Ms. Nelson asked if the plaza paving materials would extend around all four sides of the building. Mr. Carmichael responded that the exposed-aggregate concrete would be used on all sides, while the green pressed-concrete pavers would only be used for highlights in the north plaza. He characterized the streetscape details on the other three sides as straightforward and "workmanlike" to serve the purpose of moving pedestrians through a gracious setting. Ms. Nelson observed that the unattractive vehicle ramp would be prominently visible to pedestrians approaching the plaza from the memorial to disabled veterans, discouraging the use of this route; she asked if the walls along this ramp could be faced in a more attractive material such as glass tile or glazed brick. Mr. Carmichael responded that the intention is to re-clad these walls in light-colored precast concrete that would match the existing limestone of the building facades.
Ms. Balmori asked why different street trees are proposed for each side of the site—white oak, red maple, London plane, and bald cypress. Mr. Carmichael responded that the intention is to encourage biodiversity and avoid monoculture. He said that there is a reason for the choice along each street—for instance, the bald cypress along 2nd Street is proposed to match the same species that is proposed for the memorial across the street, resulting in a balanced framing of the street. Ms. Balmori asked how these tree selections would extend to the other blocks in the precinct, emphasizing her support for the intention to provide overall design unity for this area of the city. He said that this project will establish the standard trees for each street, and he anticipates that GSA will extend these selections to the adjacent blocks when implementing future improvements; Ms. Balmori supported this strategy.
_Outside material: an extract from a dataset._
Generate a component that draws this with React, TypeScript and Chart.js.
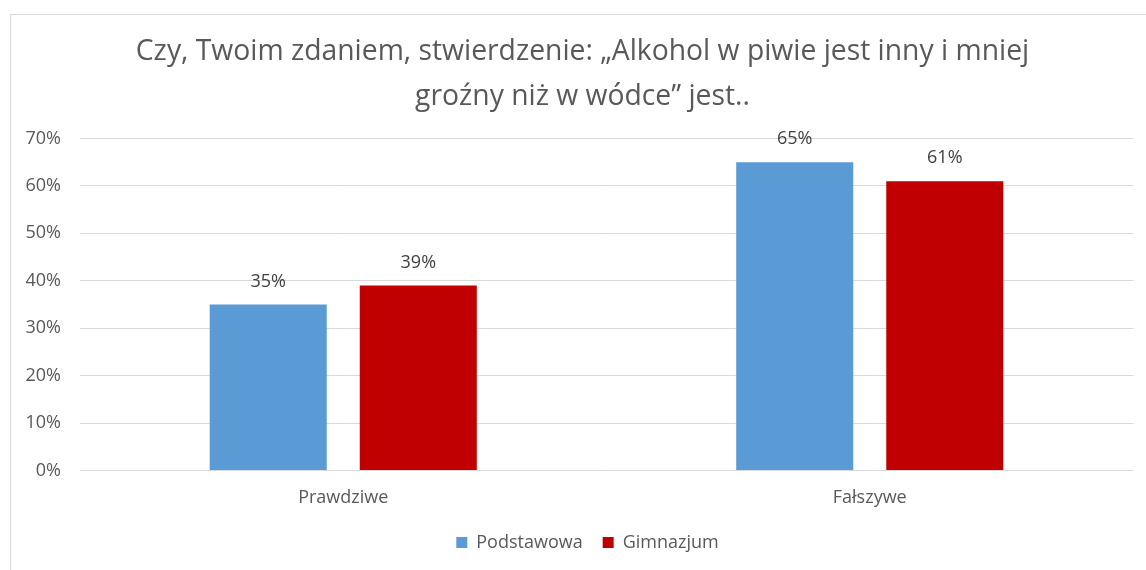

Mr. Belle asked for clarification of the trees proposed near the north face of the building along the plaza. Mr. Carmichael responded that these would be honey locusts, which could provide shade, although this is not important on the north side of the building; their further purpose is to provide softened, filtered views of the building elevation through their light foliage. Mr. Belle asked if these trees would survive in this shaded location; Mr. Carmichael responded that these trees can tolerate this condition, with some periods of direct sunlight at the beginning and end of summer days.
Ms. Balmori questioned the proposal for crape myrtle trees along the south and east facades of the building, commenting that their dense foliage might be inappropriate adjacent to windows; she suggested using honey locusts at these locations. Mr. Carmichael responded that the planter sizes at these locations are relatively small—approximately five by eight feet—and might not support the growth of larger trees. He indicated the photographs of existing crape myrtles at some of these locations, commenting that they appear to be thriving; he noted the intention that the crape myrtles will be perceived as subordinate to the larger street trees. Ms. Balmori acknowledged the trade-offs involved and expressed overall support for the proposed plant specifications.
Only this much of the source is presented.